Usually the question of sailing a schooner toward the wind comes up. These sails have been designed tall and narrow to improve windward performance. What seems to enable LIGHT SCHOONER to move toward the wind are the two boards below the hull, the daggerboard and the rudder. They are long and narrow enough so they don’t build up resistance on the lee side, but only grip. If they were wider at the bottom, the water might swirl. If you look at GYPSY you can see the daggerboard angled. This may be because GYPSY has more wetted surface amidships with its greater flare.
LIGHT SCHOONER is a great text on schooners and the elements of design. It is a classic skiff at 23 feet. It is a great lesson in the simplest version of gaff rigs. It is a great lesson in sail shape and proportions. And the gaff jaws, clipper bow, and trail board give you the chance to learn finer hand work.
I think a hand-carved stern nameplate would make an awesome addition to this traditional schooner.
Sail area 297 square feet
Many years ago Jacob Hess asked John Atkin to design him a small, trailerable schooner. He gave John a sketch, and then discussions followed. This is the result.
FLORENCE OAKLAND is a schooner which comes out of the 1900s. Look at these worthy lines. Topping lifts, stays, reef lines, blocks, gaff jaws, metal collars, peak halyards, throat halyards, and mast stays. The jib has a club foot which is self-tending and the bowsprit has its own bobstay.
John called this a ‘little packet,’ and it surely is.
You can see immediately John Atkin drew beautiful lines as he did for all the Atkin schooners. The old style lifts, the spacing of the sails, the angle of the gaffs, the size of the jib, it all looks so right. For all the reputation of New Englanders of being stern, no-nonsense fellows John Atkin never lost the boy’s dream of boats.
When schooners were big with cargo, high masts and volumes of sail, they had momentum to the wind. In contrast FLORENCE OAKLAND was designed for enjoyable boating. It is shallow of draft. The topsides forward are more vertical than the other Atkin schooners. And it has one headsail. This means it was meant for enjoyable times. It is a lake boat.
The original cabin was small, to provide for a long comfortable cockpit. This puts the mainmast in the center of the cockpit, creating plenty of shade in the summer.

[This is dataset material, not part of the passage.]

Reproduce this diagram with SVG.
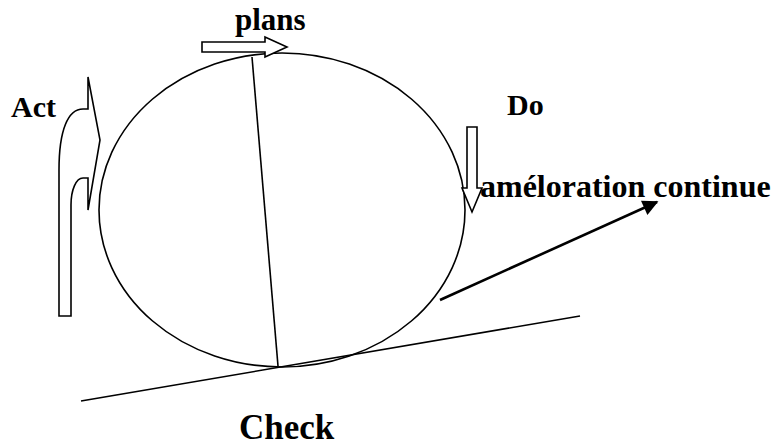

John said of her, ‘She handles nicely, much like a little ship. Not conceived for offshore work, she is entirely capable in waters such as those of Long Island Sound.’ I imagine John tried to make every design of his a little ship.
||Notice the last two lines before the stern. They have a slight curve. Don’t compromise this. I can only surmise John put these in to lift the stern. FLORENCE OAKLAND is well-known for its impeccable balance.